Step 10: Abandoning Once Again...
Before soldering, abandon yet another set of controllers (i.e. the black ones) in favor of one with connection pads that are much easier to solder...
Step 11: Solder Up!
Solder a bunch of pairs of wires to each one of the pads... we'll need 7 connections, but we've soldered 9 pairs just in case (the pads can be quite delicate sometimes).
Step 12: Tape!
Use tape! Make sure the wires don't rip off the pads...
Step 13: Gator Aid
Add some gator clips to the end of the pairs of wires... they're usually made of smooth metal, which is difficult to solder, so take some sand paper and scratch the surface of the clips... this makes it much easier to bind the solder.
P.S. I wouldn't use gator clips in the future, but something a little stronger and more organized... But, on the fly these were pretty easy to hook up.
Step 14: Flash Up
Put the flash behind the box and see how they look together...
Step 15: Starting to Build the Touch Pads
Organize the materials you need for your touch pads, and start working on them...

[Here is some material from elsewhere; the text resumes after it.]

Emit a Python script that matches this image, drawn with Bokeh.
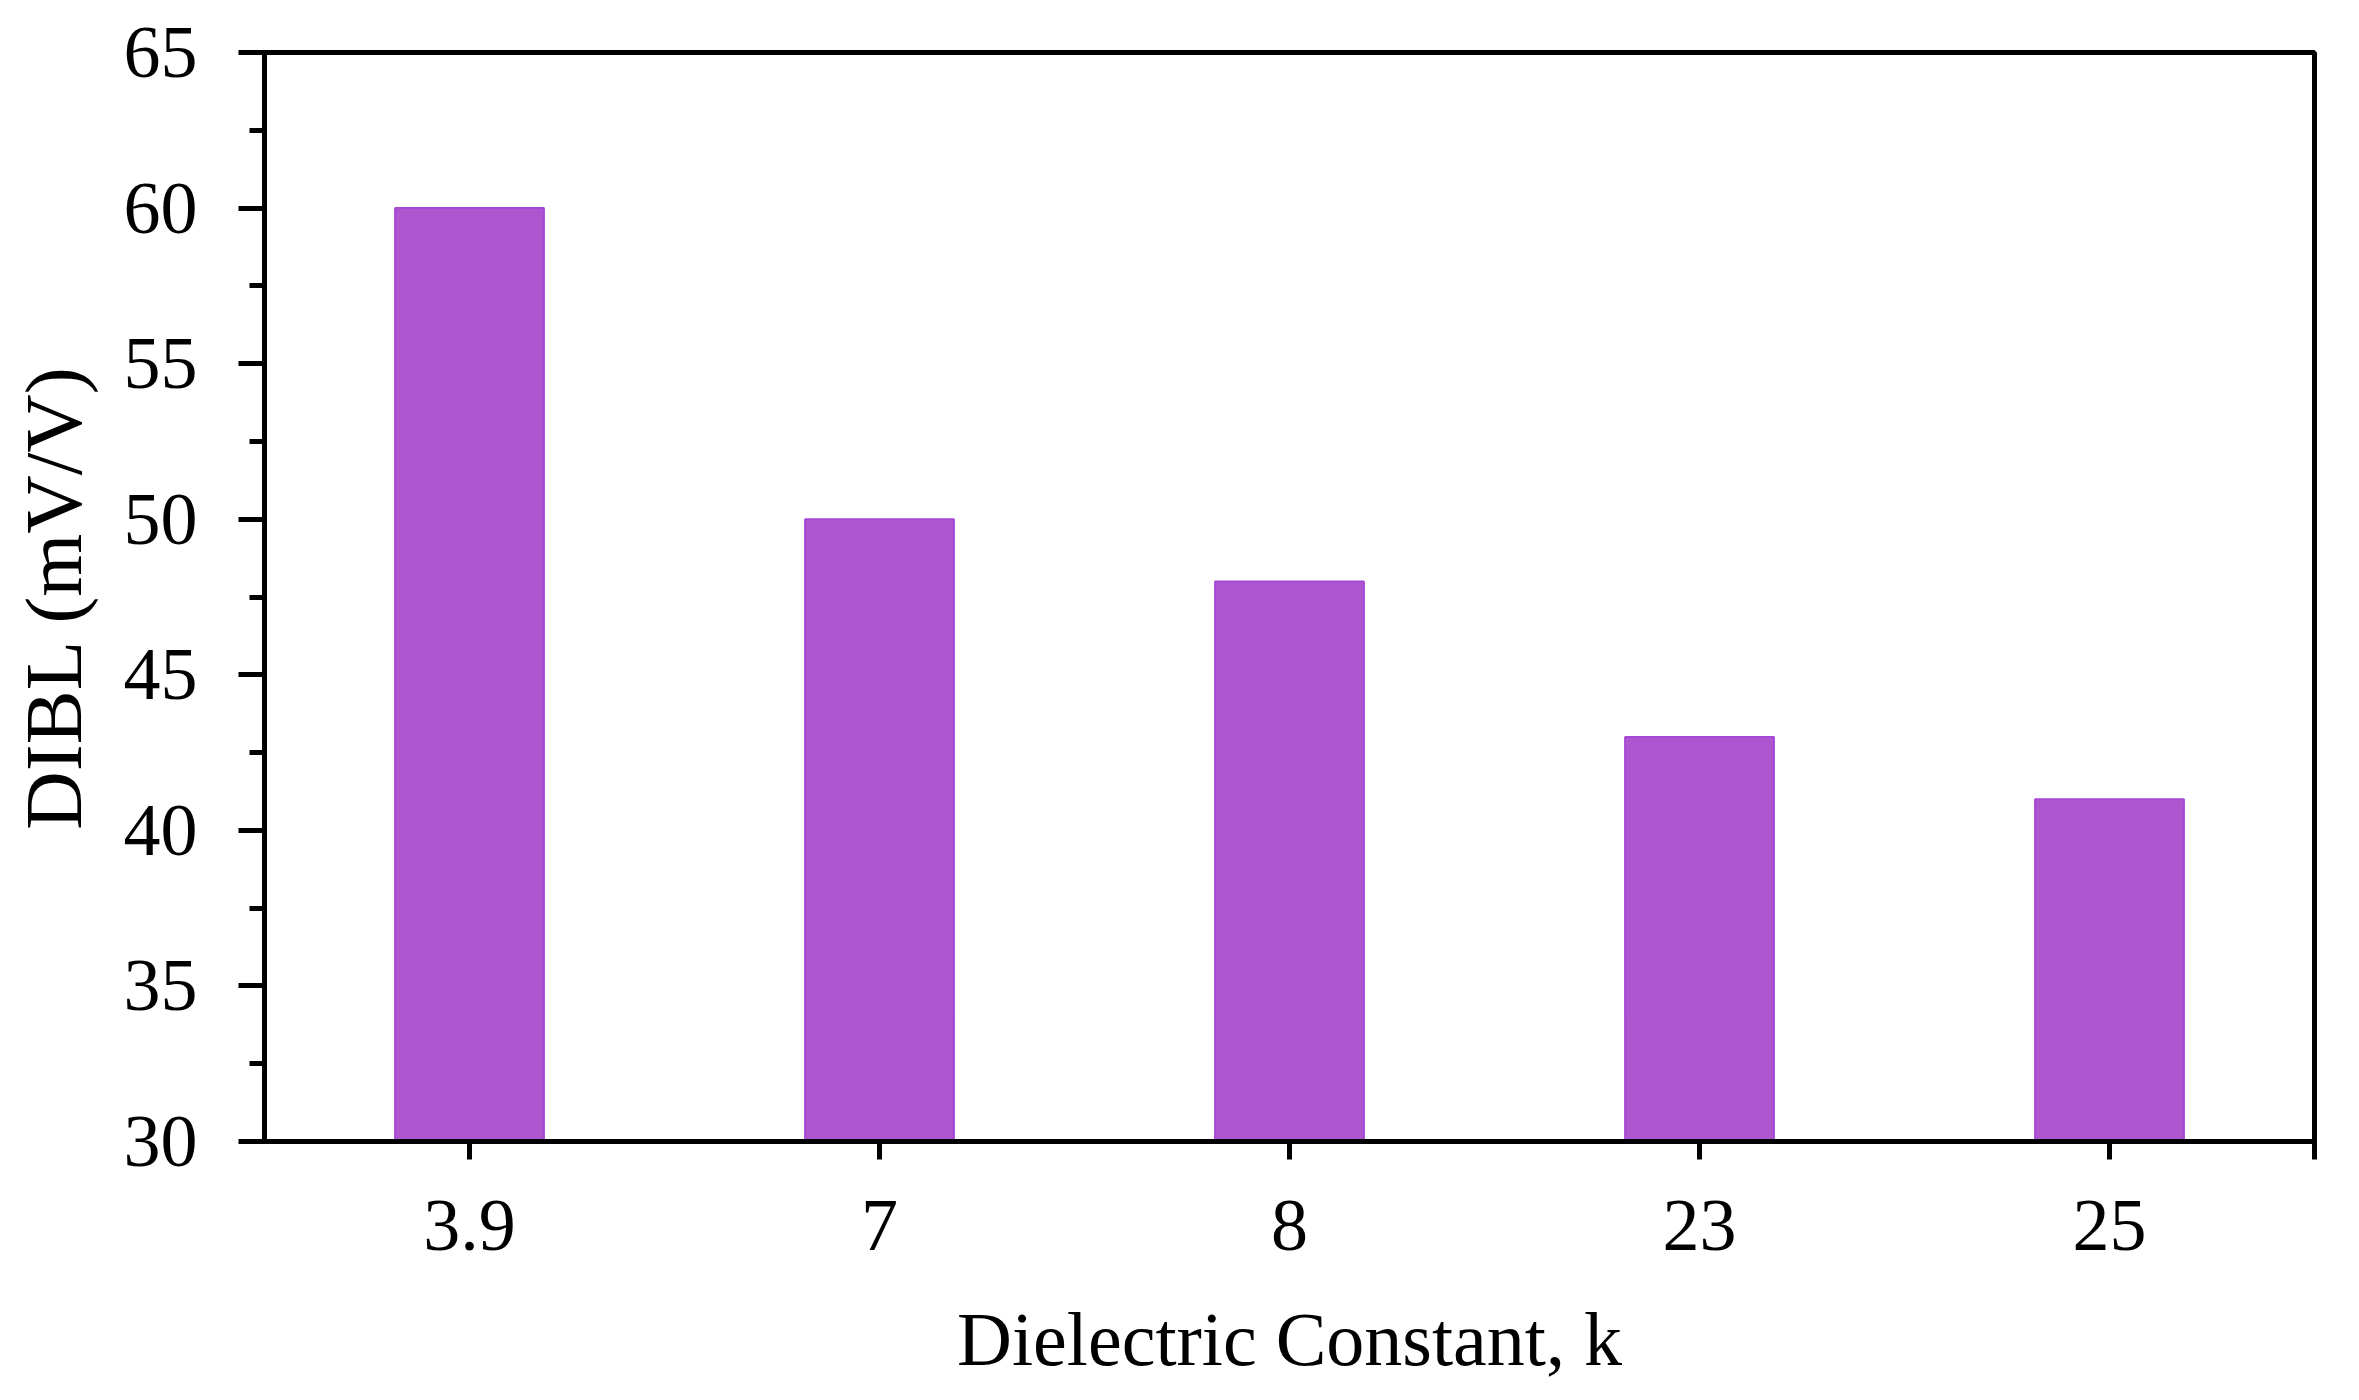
from bokeh.plotting import figure
from bokeh.models import Range1d, FixedTicker, SingleIntervalTicker, ColumnDataSource
from bokeh.embed import file_html
from bokeh.resources import INLINE

# Data
categories = ["3.9", "7", "8", "23", "25"]
dibl_values = [60, 50, 48, 43, 41]

xpos = [i + 0.5 for i in range(len(categories))]
src = ColumnDataSource(dict(x=xpos, top=dibl_values, cat=categories))

FONT = "Liberation Serif"

p = figure(width=2343, height=1384, output_backend="svg", toolbar_location=None,
           x_range=Range1d(0, len(categories)), y_range=Range1d(30, 65),
           min_border_left=264, min_border_right=29, min_border_top=52, min_border_bottom=243)

p.vbar(x="x", top="top", bottom=30, width=0.363, source=src,
       fill_color="#AD56D0", line_color="#A648D6", line_width=2)

p.grid.visible = False
p.outline_line_color = "black"
p.outline_line_width = 5
p.background_fill_color = "white"
p.border_fill_color = "white"

# X axis
xa = p.xaxis[0]
xa.ticker = FixedTicker(ticks=xpos + [len(categories)])
overrides = {x: c for x, c in zip(xpos, categories)}
overrides[len(categories)] = ""
xa.major_label_overrides = overrides
xa.axis_label = "Dielectric Constant, k"
xa.minor_tick_line_color = None
xa.major_tick_in = 0
xa.major_tick_out = 18
xa.major_tick_line_width = 5
xa.axis_line_width = 5
xa.major_label_standoff = 41
xa.axis_label_standoff = 44

# Y axis
ya = p.yaxis[0]
ya.ticker = SingleIntervalTicker(interval=5, num_minor_ticks=2)
ya.axis_label = "DIBL (mV/V)"
ya.major_tick_in = 0
ya.major_tick_out = 26
ya.minor_tick_in = 0
ya.minor_tick_out = 15
ya.major_tick_line_width = 5
ya.minor_tick_line_width = 5
ya.axis_line_width = 5
ya.major_label_standoff = 41
ya.axis_label_standoff = 22

for ax in (xa, ya):
    ax.major_label_text_font = FONT
    ax.major_label_text_font_size = "74px"
    ax.major_label_text_color = "black"
    ax.axis_label_text_font = FONT
    ax.axis_label_text_font_size = "76px"
    ax.axis_label_text_font_style = "normal"
    ax.axis_label_text_color = "black"
    ax.axis_line_color = "black"
    ax.major_tick_line_color = "black"
ya.minor_tick_line_color = "black"
ya.axis_label_text_font_size = "81px"

open("out.html", "w").write(file_html(p, INLINE))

You need some kind of flexible material for the backing, we've cut our square 70mm... You can use cardboard (thicker stuff), just test around with different materials.
Step 16: 2 Pads, 2 Wires...
Start with two wires, a top and bottom pad (they fit snugly together with a 1mm space in between the two pads).
Step 17: Pad Detail...
We designed a groove into the pads (if you're wonder how... we used a 3d printer to make them, just because it was easy and we had access to one!) where the wire fits... The wire is 22 guage solid hookup wire, so the grooves are .7mm wide / deep.
Step 18: Aluminum Tape
Cover the rest of the pad with more conductive tape... Aluminum tape is great because the glue doesn't interrupt the electrical connection, and it's very thin (you can get it from the plumbing department at most hardware stores).

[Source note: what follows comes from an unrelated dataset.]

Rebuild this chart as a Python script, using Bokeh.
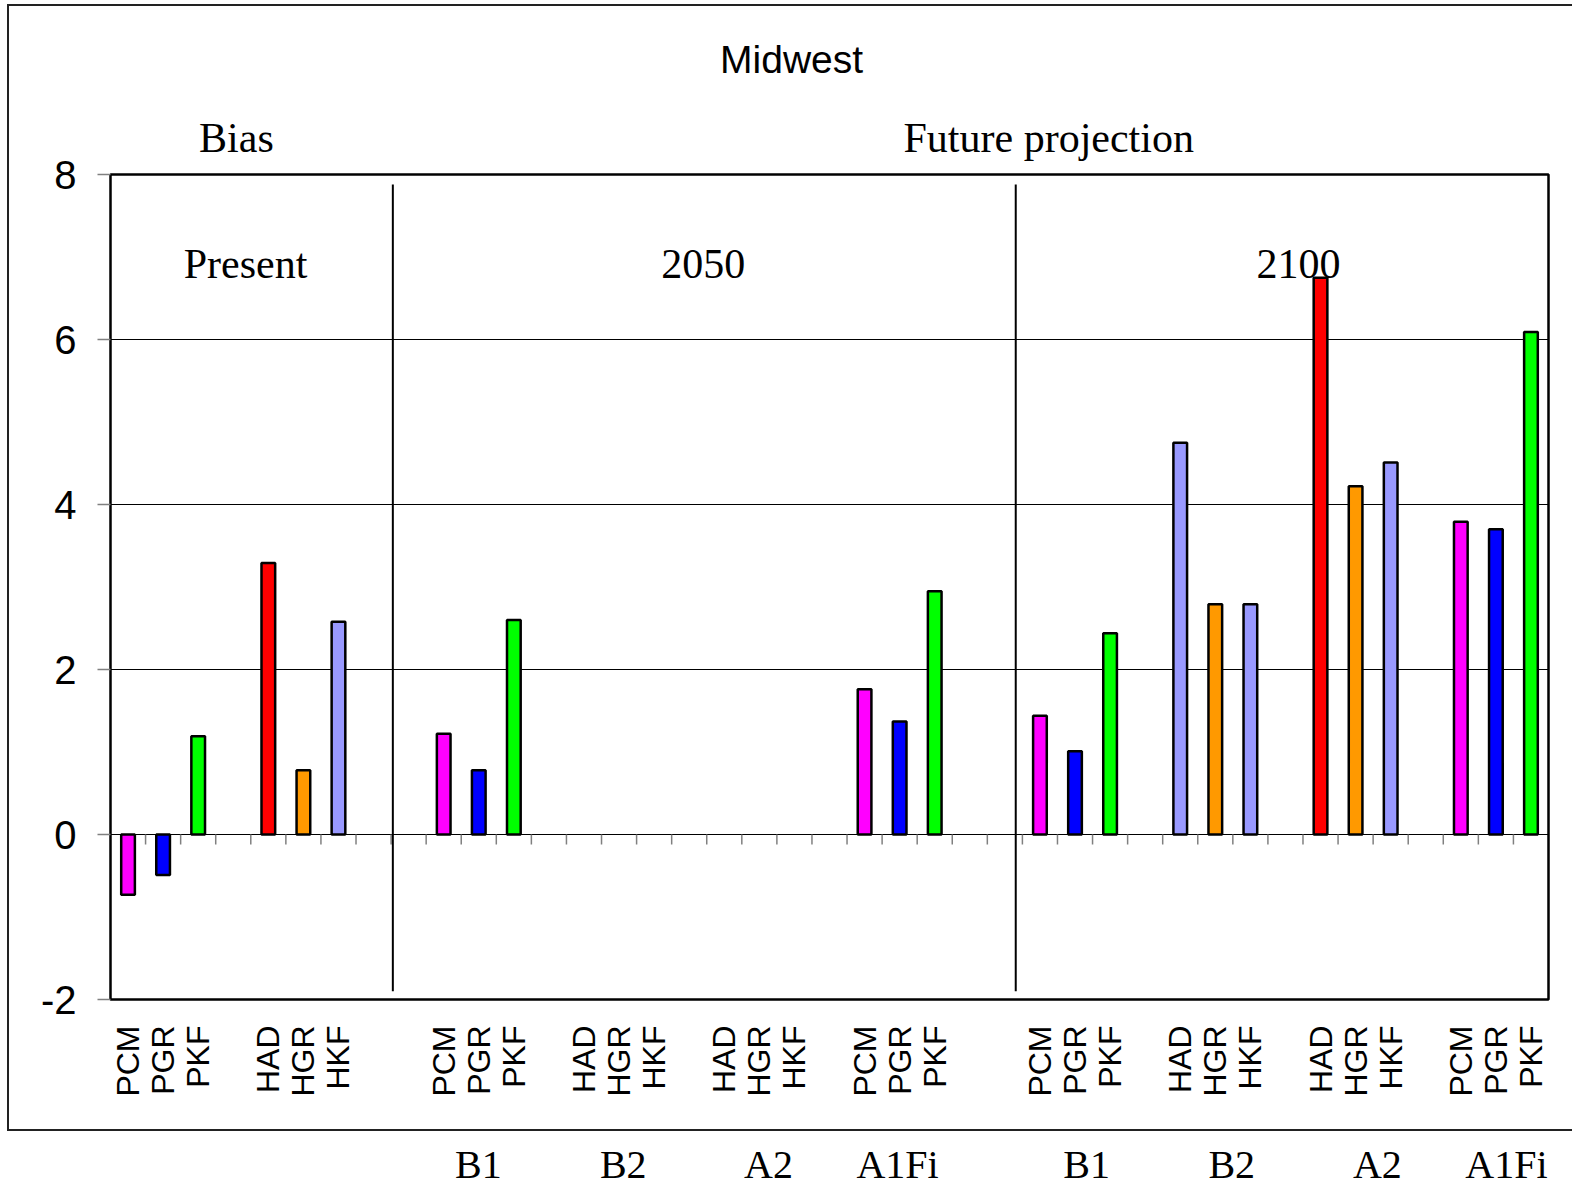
import math
from bokeh.plotting import figure
from bokeh.models import (ColumnDataSource, FixedTicker, Label, LinearAxis,
                          InlineStyleSheet)
from bokeh.embed import file_html
from bokeh.resources import INLINE

# ---- data -------------------------------------------------------------
# one entry per category slot on the x axis ("" = spacer slot)
slot_labels = [
    "PCM", "PGR", "PKF", "", "HAD", "HGR", "HKF", "",            # Present (bias)
    "", "PCM", "PGR", "PKF", "", "HAD", "HGR", "HKF", "",         # 2050 B1, B2
    "HAD", "HGR", "HKF", "", "PCM", "PGR", "PKF", "", "",         # 2050 A2, A1Fi
    "PCM", "PGR", "PKF", "", "HAD", "HGR", "HKF", "",             # 2100 B1, B2
    "HAD", "HGR", "HKF", "", "PCM", "PGR", "PKF",                 # 2100 A2, A1Fi
]
values = [
    -0.73, -0.49, 1.19, None, 3.29, 0.78, 2.58, None,
    None, 1.22, 0.78, 2.60, None, None, None, None, None,
    None, None, None, None, 1.76, 1.37, 2.95, None, None,
    1.44, 1.01, 2.44, None, 4.75, 2.79, 2.79, None,
    6.75, 4.22, 4.51, None, 3.79, 3.70, 6.09,
]
y_ticks = [-2, 0, 2, 4, 6, 8]
y_tick_labels = ["-2", "0", "2", "4", "6", "8"]
section_labels = ["Bias", "Future projection"]
period_labels = ["Present", "2050", "2100"]
scenario_labels = ["B1", "B2", "A2", "A1Fi", "B1", "B2", "A2", "A1Fi"]
title_text = "Midwest"

# ---- label anchor positions (in x slot units) --------------------------
section_pos = [3.09, 26.25]
period_pos = [3.35, 16.4, 33.37]
scenario_pos = [9.99, 14.12, 18.26, 21.94, 27.33, 31.47, 35.62, 39.30]
title_pos = [18.92]

# ---- styles -----------------------------------------------------------
model_colors = {"PCM": "#FF00FF", "PGR": "#0000FF", "PKF": "#00FF00",
                "HAD": "#FF0000", "HGR": "#FF9900", "HKF": "#9999FF"}
color_overrides = {30: "#9999FF"}  # 2100 B2 HAD bar is drawn lavender in the original

bar_x, bar_top, bar_color = [], [], []
for i, (lab, v) in enumerate(zip(slot_labels, values)):
    if v is None:
        continue
    bar_x.append(i)
    bar_top.append(v)
    bar_color.append(color_overrides.get(i, model_colors[lab]))

src = ColumnDataSource(dict(x=bar_x, top=bar_top, color=bar_color))

n = len(slot_labels)
p = figure(width=1572, height=1189, x_range=(-0.5, n - 0.5), y_range=(-2, 8),
           output_backend="svg", toolbar_location=None, title=None,
           min_border_left=110, min_border_right=24, min_border_top=174,
           min_border_bottom=189)
p.background_fill_color = "white"
p.border_fill_color = "white"
p.outline_line_color = "black"
p.outline_line_width = 2.5

# y axis
p.yaxis.ticker = FixedTicker(ticks=y_ticks)
ovr = {t: s for t, s in zip(y_ticks, y_tick_labels)}
ovr["\u22122"] = "-2"
p.yaxis.major_label_overrides = ovr
p.yaxis.axis_line_color = None
p.yaxis.major_tick_out = 13
p.yaxis.major_tick_in = 0
p.yaxis.major_tick_line_color = "#808080"
p.yaxis.major_tick_line_width = 1.5
p.yaxis.minor_tick_line_color = None
p.yaxis.major_label_text_font = "Liberation Sans"
p.yaxis.major_label_text_font_size = "40px"
p.yaxis.major_label_text_color = "black"
p.yaxis.major_label_standoff = 21

p.ygrid.grid_line_color = "black"
p.ygrid.grid_line_width = 1
p.xgrid.grid_line_color = None


def label_axis(ticks, texts):
    o = {}
    for t, s in zip(ticks, texts):
        o[t] = s
        o["%g" % t] = s
    ax = LinearAxis(ticker=FixedTicker(ticks=ticks), major_label_overrides=o)
    ax.axis_line_color = None
    ax.major_tick_line_color = None
    ax.major_tick_out = 0
    ax.major_tick_in = 0
    ax.minor_tick_line_color = None
    ax.major_label_text_color = "black"
    return ax


# x axis (category names, rotated)
label_ticks = [i for i, l in enumerate(slot_labels) if l]
p.xaxis.ticker = FixedTicker(ticks=label_ticks)
p.xaxis.major_label_overrides = {i: slot_labels[i] for i in label_ticks}
p.xaxis.axis_line_color = None
p.xaxis.major_tick_line_color = None
p.xaxis.major_tick_out = 0
p.xaxis.major_tick_in = 0
p.xaxis.minor_tick_line_color = None
p.xaxis.major_label_orientation = math.pi / 2
p.xaxis.major_label_standoff = 26
p.xaxis.major_label_text_font = "Liberation Sans"
p.xaxis.major_label_text_font_size = "32px"
p.xaxis.major_label_text_color = "black"

serif = "Liberation Serif"

# scenario names below the model names
ax_sc = label_axis(scenario_pos, scenario_labels)
ax_sc.major_label_text_font = serif
ax_sc.major_label_text_font_size = "40px"
ax_sc.major_label_standoff = 42
p.add_layout(ax_sc, "below")

# "Bias" / "Future projection" just above the plot box
ax_sec = label_axis(section_pos, section_labels)
ax_sec.major_label_text_font = serif
ax_sec.major_label_text_font_size = "42px"
ax_sec.major_label_standoff = 14
p.add_layout(ax_sec, "above")

# chart title
ax_title = label_axis(title_pos, [title_text])
ax_title.major_label_text_font = "Liberation Sans"
ax_title.major_label_text_font_size = "39px"
ax_title.major_label_standoff = 31
p.add_layout(ax_title, "above")

# inner text labels (under the bars)
for txt, xx in zip(period_labels, period_pos):
    p.add_layout(Label(x=xx, y=6.92, text=txt, text_font=serif, text_font_size="42px",
                       text_color="black", text_align="center",
                       text_baseline="alphabetic", level="underlay"))

# small category ticks hanging under the zero line
bounds = [k + 0.5 for k in range(n - 1)]
p.segment(x0=bounds, y0=[0] * len(bounds), x1=bounds, y1=[-0.12] * len(bounds),
          line_color="#808080", line_width=1.5)

# separators between Present / 2050 / 2100
p.segment(x0=[7.55, 25.31], y0=[7.88, 7.88], x1=[7.55, 25.31], y1=[-1.90, -1.90],
          line_color="black", line_width=2)

# bars
p.vbar(x="x", top="top", bottom=0, width=0.39, source=src, fill_color="color",
       line_color="black", line_width=2.5)

# outer chart border (left, top, bottom edges; right edge lies off-page)
p.stylesheets = [InlineStyleSheet(css=(
    ":host{position:relative;}"
    ":host::after{content:'';position:absolute;left:7px;top:3.5px;width:1565px;"
    "height:1127px;border-left:2px solid #222;border-top:2px solid #222;"
    "border-bottom:2px solid #222;box-sizing:border-box;pointer-events:none;}"
))]

open("out.html", "w").write(file_html(p, INLINE))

Step 19: Preparing the Top and Bottom Pads...
Add a strip of tape to the pad, securing the wire a bit better, on both sides of the pad and at the top / bottom as well... This makes sure that the edges don't squish together and connect when they shouldn't. wash, rinse, repeat for the second pad.
Step 20: NINEx
Fit the two pads together and tape them into one unit, you need to do this 9 more times (total 10 pads for 2xUP, DOWN, LEFT, RIGHT, 2xB, 2xA, START)

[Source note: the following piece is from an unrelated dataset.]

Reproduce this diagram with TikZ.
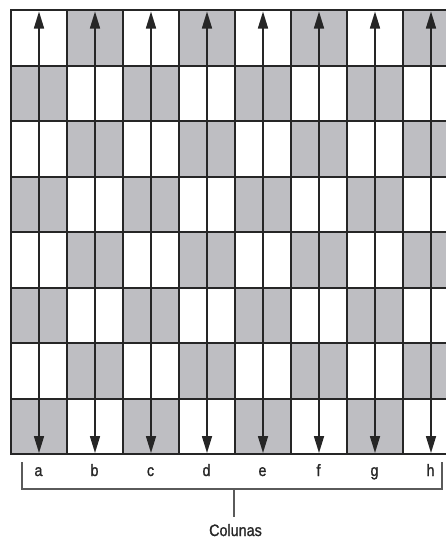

Step 21: Shopping While You Wait
While some of the tech boys are mounting the projector for your installation, go to the electronics store once again and pick up the last couple of things you need (or, just buy way more wire than you think you need before starting)... (yeah, poor planning...)
Step 22: Time to Relay...
Take the relay circuit you've built to connect an arduino to the flash. Check out the link: here.
Step 23: Get Floored
Now, start building the floor pads... They have the same basic construction as the hand pads... Wood (instead of plastic), aluminum tape with wires connected to them, and a bit of foam to keep the pads separated make sure they're strong enough for people to jump on them... Make them pretty with nice woven gaffer tape (i.e. NOT the plastic kind of tape)
Step 24: Start Boxing Things Up...
Meanwhile, start assembling the installation by placing the pads into the box. add the bottom layer of the pillow (for our pillow we're using 1x 8cm thick hard foam + 1x 2cm thick soft foam) and place the touch pads in the right positions that correspond with the diagrams on the pillowcase.
P.S. Benito, the lead tech for the exhibition, knew a friend who took our pillow case and added decals we designed to the top, it was great looking!
Step 25: Connecting to the Controller
Connect the pads to the controller using the gator clips... (have a look at the controller/pad assembly document).
Step 26: Start'er Up
Start the game up, and set the pads using the emulator's input calibration preferences.
As per the hookup instructions, it's not important how the pads are connected directly to the controller, because you remap the controls at this stage anyways.
Step 27: PUNCH OUT!!!
Turn off the lights, turn on the projector, and hook up some speakers.